F-Gases (or fluorinated gases) are one of the main causes of the global greenhouse effect. Reducing F-Gas emissions is one of the objectives that the European Commission has been trying to achieve for several years, via the introduction of specific regulations.
The F-Gas regulations, which govern its correct use, collection methods and distribution, are due to undergo a review. This has become necessary as a result of the current critical situation of the earth’s atmosphere, which is choked with pollutants, leading to catastrophic climate change.
The regulations review: key points
Zerosottozero, the well-known portal dedicated to the refrigeration sector, has published an interesting article (view it via this link) highlighting the new objectives that the review of the F-Gas regulations is designed to achieve, currently under discussion by the European Commission.
The international scenario has changed considerably since 2012, the year of the first regulations, which has led to the need for an update of the objectives, taking into account the new parameters. This was stated by Bente Tranholm-Schwarz, Deputy Head of Unit, European Commission Directorate-General for Climate Action.
The intention is to reach an increasingly stringent Green Deal, which will result in the decarbonisation of the European economy by 2050. The withdrawal of F-Gases therefore, will be even more targeted and rigorous, so as to ensure a reduction in pollutant agents in the atmosphere, within as short a time as possible.
In order to make the review of the F-Gas regulations as relevant and efficient as possible, there are some fundamental aspects to be considered:
- One of the main objectives is to reduce emissions by 2030 and bring them down to 50-55% (rather than 40% as stipulated in the current regulations).
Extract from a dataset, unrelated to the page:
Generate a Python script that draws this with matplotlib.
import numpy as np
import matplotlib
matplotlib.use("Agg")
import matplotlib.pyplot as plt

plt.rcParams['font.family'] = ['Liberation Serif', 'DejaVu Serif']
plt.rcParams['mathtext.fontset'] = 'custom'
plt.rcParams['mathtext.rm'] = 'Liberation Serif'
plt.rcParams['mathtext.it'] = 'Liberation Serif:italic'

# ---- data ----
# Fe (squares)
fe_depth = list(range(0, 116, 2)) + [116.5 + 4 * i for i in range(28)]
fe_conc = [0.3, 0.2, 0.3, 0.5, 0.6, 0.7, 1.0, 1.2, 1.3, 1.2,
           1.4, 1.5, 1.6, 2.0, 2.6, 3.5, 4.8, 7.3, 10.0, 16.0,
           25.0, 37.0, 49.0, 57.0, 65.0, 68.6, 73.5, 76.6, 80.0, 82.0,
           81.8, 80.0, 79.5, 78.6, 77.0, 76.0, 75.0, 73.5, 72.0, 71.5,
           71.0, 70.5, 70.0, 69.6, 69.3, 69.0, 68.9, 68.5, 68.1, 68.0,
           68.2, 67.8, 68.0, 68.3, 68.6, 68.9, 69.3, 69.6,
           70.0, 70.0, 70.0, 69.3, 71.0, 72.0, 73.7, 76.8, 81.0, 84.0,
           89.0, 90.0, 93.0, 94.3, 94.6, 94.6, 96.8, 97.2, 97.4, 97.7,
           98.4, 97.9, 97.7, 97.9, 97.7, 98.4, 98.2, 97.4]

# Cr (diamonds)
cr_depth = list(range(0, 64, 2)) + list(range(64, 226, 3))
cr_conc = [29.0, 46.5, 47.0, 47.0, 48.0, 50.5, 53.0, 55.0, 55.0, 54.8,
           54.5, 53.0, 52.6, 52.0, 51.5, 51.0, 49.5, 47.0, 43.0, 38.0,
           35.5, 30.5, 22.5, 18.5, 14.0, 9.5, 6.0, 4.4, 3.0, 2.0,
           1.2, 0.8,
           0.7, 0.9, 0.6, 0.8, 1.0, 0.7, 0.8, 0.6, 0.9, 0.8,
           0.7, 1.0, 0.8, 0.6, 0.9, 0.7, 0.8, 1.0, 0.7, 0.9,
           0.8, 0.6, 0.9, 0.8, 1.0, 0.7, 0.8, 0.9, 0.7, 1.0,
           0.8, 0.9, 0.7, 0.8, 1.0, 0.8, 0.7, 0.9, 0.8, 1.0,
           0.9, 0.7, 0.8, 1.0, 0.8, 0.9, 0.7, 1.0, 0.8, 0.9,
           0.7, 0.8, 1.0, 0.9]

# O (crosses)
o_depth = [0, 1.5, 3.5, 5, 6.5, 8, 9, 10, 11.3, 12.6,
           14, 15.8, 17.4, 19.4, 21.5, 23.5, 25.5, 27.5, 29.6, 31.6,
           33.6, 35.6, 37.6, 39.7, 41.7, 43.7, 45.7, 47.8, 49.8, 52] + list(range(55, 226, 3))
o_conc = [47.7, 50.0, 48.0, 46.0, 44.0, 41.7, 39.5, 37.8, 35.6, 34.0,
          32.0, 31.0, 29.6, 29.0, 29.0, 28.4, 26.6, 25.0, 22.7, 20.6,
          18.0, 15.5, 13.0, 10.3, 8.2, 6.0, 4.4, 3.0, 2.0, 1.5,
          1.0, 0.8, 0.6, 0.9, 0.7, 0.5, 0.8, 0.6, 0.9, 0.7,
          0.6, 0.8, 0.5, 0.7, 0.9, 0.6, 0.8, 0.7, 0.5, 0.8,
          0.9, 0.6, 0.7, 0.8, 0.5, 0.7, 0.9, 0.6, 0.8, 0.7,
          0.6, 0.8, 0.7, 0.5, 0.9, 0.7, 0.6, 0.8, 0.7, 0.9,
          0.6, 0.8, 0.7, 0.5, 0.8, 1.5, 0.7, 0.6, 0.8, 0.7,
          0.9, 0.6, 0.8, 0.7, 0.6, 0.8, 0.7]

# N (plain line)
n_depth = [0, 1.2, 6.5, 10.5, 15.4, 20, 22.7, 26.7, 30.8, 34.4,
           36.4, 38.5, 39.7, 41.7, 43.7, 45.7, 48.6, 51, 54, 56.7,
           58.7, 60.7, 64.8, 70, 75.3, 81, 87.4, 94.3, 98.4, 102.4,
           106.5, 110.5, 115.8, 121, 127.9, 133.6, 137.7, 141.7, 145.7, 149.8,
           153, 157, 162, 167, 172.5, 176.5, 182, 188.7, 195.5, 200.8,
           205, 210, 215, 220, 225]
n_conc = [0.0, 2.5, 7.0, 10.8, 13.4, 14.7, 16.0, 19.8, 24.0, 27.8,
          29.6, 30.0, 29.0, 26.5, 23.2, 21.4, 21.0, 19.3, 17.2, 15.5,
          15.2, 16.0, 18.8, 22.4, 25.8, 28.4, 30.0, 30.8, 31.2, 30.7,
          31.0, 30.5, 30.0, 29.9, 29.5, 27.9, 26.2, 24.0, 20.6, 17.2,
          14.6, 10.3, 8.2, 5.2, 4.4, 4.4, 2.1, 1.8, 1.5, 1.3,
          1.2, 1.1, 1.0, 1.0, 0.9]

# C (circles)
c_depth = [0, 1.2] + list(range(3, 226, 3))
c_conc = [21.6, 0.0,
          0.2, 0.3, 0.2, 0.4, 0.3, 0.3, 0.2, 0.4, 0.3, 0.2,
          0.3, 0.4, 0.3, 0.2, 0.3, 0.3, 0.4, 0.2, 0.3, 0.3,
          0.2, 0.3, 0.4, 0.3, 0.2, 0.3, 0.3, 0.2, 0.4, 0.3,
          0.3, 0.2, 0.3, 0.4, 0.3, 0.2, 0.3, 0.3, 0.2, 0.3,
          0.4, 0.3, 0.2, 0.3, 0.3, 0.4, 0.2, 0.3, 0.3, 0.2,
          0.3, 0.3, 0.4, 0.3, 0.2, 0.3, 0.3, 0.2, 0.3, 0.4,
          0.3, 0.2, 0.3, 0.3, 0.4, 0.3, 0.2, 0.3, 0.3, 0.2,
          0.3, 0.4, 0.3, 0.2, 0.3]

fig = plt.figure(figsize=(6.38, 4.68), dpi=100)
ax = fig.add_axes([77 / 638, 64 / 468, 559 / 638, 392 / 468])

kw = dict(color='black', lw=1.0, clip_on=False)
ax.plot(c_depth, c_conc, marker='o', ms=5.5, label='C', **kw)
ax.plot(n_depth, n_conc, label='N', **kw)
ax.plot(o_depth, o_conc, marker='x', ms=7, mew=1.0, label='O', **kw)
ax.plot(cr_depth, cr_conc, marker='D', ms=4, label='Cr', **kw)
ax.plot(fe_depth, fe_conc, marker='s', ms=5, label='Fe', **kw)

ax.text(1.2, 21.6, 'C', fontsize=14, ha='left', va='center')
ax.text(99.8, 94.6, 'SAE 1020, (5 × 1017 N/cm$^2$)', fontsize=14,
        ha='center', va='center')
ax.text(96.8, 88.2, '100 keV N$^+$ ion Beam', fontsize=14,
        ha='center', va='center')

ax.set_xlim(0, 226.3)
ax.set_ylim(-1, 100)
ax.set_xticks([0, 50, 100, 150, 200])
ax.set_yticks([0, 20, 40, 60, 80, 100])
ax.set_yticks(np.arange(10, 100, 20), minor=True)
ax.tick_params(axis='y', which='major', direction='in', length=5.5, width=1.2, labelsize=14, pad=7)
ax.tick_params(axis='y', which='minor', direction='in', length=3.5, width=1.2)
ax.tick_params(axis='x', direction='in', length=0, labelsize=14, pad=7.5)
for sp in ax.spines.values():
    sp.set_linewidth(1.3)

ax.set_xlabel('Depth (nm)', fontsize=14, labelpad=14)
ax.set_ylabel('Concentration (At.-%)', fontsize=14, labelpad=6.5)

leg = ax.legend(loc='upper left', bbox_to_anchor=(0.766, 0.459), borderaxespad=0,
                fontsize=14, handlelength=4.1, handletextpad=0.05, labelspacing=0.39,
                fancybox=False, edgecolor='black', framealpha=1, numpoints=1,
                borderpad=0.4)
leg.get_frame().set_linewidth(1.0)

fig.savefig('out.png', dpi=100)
This will undoubtedly be a challenging task, but achievable thanks to close collaboration between the various industrial sectors;
- During the regulations review, new scientific studies analysing the impact of F-Gas molecules on the earth’s atmosphere and Kigali’s amendment, which did not exist in 2012, must be considered;
- The regulations must be reworked in accordance with new refrigeration technologies developed over recent years. In particular, it is important to bear in mind the latest synthetic molecules created in the laboratory and the extended geographical area that these technological applications have made it possible to reach.
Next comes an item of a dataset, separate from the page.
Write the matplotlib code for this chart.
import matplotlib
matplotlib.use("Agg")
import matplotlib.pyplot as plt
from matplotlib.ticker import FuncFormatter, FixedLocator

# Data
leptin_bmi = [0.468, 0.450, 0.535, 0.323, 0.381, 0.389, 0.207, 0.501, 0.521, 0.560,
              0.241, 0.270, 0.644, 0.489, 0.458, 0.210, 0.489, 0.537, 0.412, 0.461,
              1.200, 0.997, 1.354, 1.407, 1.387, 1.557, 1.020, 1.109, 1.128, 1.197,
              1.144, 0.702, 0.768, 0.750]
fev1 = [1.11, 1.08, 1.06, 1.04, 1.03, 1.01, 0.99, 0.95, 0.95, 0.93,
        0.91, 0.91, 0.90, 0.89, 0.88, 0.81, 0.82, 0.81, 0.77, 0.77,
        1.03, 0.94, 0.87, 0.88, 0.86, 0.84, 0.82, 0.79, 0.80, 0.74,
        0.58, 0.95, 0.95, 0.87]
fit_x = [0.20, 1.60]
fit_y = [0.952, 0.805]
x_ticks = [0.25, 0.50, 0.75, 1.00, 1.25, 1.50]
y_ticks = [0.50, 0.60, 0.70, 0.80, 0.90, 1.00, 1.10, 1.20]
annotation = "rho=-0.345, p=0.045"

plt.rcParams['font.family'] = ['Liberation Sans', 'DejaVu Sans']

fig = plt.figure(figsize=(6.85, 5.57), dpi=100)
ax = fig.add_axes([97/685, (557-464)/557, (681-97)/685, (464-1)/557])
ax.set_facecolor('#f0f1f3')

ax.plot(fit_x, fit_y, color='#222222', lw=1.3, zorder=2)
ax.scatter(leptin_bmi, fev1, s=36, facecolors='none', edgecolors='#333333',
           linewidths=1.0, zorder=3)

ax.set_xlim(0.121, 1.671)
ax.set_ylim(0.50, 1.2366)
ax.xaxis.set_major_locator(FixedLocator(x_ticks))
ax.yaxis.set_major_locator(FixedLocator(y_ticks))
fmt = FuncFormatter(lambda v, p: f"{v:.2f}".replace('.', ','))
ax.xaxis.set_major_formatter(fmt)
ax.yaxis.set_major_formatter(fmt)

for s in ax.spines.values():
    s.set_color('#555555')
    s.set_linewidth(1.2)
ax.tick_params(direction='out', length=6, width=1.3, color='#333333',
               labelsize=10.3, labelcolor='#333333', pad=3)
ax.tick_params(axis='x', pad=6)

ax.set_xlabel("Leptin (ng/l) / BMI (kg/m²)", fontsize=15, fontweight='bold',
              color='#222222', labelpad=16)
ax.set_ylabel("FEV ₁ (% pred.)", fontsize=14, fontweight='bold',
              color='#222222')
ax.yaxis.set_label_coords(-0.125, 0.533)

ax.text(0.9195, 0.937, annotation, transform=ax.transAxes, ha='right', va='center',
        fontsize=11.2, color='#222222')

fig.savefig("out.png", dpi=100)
It soon becomes clear how these aspects can affect the regulations. The Commission has therefore decided to take the time necessary to formulate new efficient and enforceable regulations, promising to announce them by the end of 2021.
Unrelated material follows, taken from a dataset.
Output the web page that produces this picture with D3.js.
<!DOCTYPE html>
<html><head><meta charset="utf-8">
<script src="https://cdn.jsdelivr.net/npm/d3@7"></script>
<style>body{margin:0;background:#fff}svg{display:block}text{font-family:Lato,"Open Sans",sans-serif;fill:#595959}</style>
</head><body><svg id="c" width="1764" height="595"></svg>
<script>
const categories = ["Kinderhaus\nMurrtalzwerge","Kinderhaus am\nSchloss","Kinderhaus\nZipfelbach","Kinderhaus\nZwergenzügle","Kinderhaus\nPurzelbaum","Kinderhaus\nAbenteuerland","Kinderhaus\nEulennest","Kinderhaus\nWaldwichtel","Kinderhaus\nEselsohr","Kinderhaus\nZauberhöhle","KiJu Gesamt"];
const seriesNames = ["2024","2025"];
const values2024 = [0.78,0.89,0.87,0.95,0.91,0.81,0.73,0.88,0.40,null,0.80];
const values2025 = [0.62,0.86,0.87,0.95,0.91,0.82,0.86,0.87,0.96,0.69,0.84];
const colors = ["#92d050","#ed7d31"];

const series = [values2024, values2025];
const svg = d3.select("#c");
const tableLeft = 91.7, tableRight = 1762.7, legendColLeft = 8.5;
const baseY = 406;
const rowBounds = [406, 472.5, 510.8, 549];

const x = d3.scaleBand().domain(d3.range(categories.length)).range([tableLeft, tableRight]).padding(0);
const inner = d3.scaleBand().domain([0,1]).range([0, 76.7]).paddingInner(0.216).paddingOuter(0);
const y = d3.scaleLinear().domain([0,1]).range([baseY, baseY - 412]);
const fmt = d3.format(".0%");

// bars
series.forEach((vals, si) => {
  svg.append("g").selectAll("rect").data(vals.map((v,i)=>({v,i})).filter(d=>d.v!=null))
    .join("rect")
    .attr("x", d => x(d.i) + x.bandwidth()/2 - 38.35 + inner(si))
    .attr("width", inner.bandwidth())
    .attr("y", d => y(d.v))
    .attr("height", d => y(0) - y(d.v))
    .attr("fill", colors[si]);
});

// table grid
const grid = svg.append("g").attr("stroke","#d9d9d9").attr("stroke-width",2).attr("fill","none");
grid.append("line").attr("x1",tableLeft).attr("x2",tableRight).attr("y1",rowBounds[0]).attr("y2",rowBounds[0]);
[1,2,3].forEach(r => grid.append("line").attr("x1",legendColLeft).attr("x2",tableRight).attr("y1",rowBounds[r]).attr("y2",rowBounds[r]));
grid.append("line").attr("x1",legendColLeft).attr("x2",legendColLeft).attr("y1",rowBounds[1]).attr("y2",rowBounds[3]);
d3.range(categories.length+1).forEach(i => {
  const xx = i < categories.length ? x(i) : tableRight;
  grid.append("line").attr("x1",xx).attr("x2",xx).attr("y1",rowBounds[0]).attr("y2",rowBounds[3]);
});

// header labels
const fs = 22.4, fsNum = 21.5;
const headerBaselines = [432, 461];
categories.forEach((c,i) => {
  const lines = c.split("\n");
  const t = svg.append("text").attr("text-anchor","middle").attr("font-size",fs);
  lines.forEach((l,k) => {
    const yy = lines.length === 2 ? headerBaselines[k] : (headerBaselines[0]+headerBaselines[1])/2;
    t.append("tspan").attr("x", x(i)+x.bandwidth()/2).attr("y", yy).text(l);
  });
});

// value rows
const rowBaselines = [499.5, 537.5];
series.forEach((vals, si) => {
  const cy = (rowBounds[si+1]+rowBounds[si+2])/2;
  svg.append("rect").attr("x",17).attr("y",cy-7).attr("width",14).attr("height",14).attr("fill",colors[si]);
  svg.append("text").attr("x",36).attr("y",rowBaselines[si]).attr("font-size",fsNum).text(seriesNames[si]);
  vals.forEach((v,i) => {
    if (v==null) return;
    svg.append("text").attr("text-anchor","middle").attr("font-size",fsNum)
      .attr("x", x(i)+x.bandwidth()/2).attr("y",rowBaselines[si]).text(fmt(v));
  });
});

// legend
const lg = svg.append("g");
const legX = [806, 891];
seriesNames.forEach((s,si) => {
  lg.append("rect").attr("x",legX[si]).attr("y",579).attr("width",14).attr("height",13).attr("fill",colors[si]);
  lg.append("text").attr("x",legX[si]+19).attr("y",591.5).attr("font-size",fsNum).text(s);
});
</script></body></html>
Prudent purchases in the near future
News of the review of the F-Gas regulations has brought much doubt and uncertainty. The possible outcome (for both private individuals and businesses) is to find themselves stuck with refrigeration systems which no longer comply to regulations. A long term perspective is required in order to invest in such technologies during this particularly difficult period.
Before proceeding to purchase, it is advisable to assess all the possible risks and issues. If it becomes necessary to buy a refrigeration system (or device that uses one), it is better to focus on the new technologies (less risk of being caught out by the regulations review).
It is also important to pay particular attention to the type of F-Gas used. The most common ones could be subject to further restrictions, making obtaining them more complex and no longer viable. A good piece of advice is to focus as far as possible on solutions featuring a reduced environmental, legislative and economic impact.